The organization uses information and analysis obtained through marketing as input for strategic marketing plans and decision-making (Perreault, Cannon & McCarthy, 2011). Marketers make this possible by identifying consumer trends as well as examining their potential impact. In addition, they assess the current situation to gain a better understanding of the market.

The foregoing shows that marketing does help an organization make broad strategic decisions through strategic marketing. On the other hand, marketing helps an organization make specific strategic decisions for day-to-day activities and for individual products.

This normally takes place at the operating level, where the four Ps of the marketing mix are taken into consideration by the marketing managers. These include price, product, promotion, and place.

Marketing is a field that is evolving fast, and its importance in the growth and sustainability of businesses cannot be overemphasized.

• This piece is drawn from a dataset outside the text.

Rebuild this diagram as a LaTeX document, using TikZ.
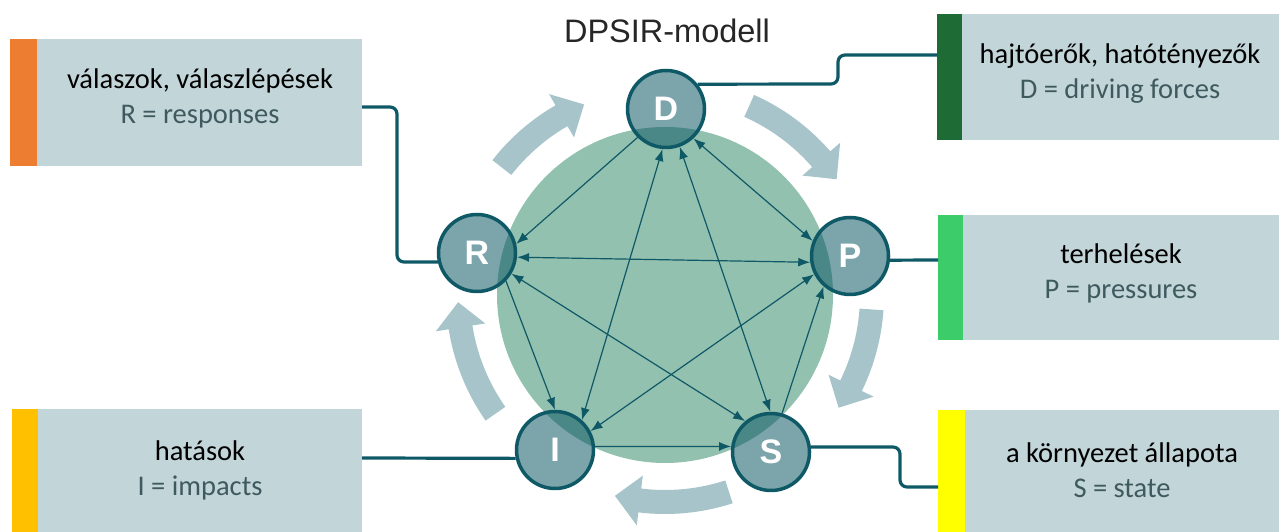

To some extent, marketing has altered the nature of the chain of distribution. This is the case with Nike, which many perceive to be a manufacturer of products such as sports gear.

The truth is that Nike manufactures very little of these products, if any. The actual manufacturing is done by the supplier, while Nike exclusively deals with the marketing of these products. The implication of this trend is that through such companies, strategic alliances among the marketing firm, distributors, and suppliers can be formed through a common business network (Perreault et al., 2011).

Thus, an organization that does not want to spend too much putting up a marketing department can readily obtain marketing services for its products through well-known marketing companies like Nike or Adidas by joining a business network. This approach can be proven beneficial for an upcoming company or a company that has just launched a new product.

Conclusion

Marketing as a separate entity within an organization does contribute to its success in terms of performance for a new product, financial performance, and performance of customer relationship as opposed to the general market approach like in the Nike case just discussed.

An organization’s success is pegged on its ability to attract and retain customers. This can be achieved by establishing an effective internal marketing department or joining a business network. Marketing being a process, should focus on creating a brand name through which the organization can identify itself to the public, and this can be achieved best through identifying and satisfying consumer needs.

References

Armstrong, G. & Kotler, P. (2011). Marketing: An introduction (10th ed.). Upper Saddle River, NJ: Prentice Hall.

Kotler, P. & Keller, K. L. (2012). Marketing management (14th ed.). Upper Saddle River, NJ: Prentice Hall.

Perreault, W. D. Jr., Cannon, J. P., & McCarthy, E. J. (2011). Basic marketing: A Marketing strategy planning approach (18th ed.). New York, NY: McGraw-Hill Irwin.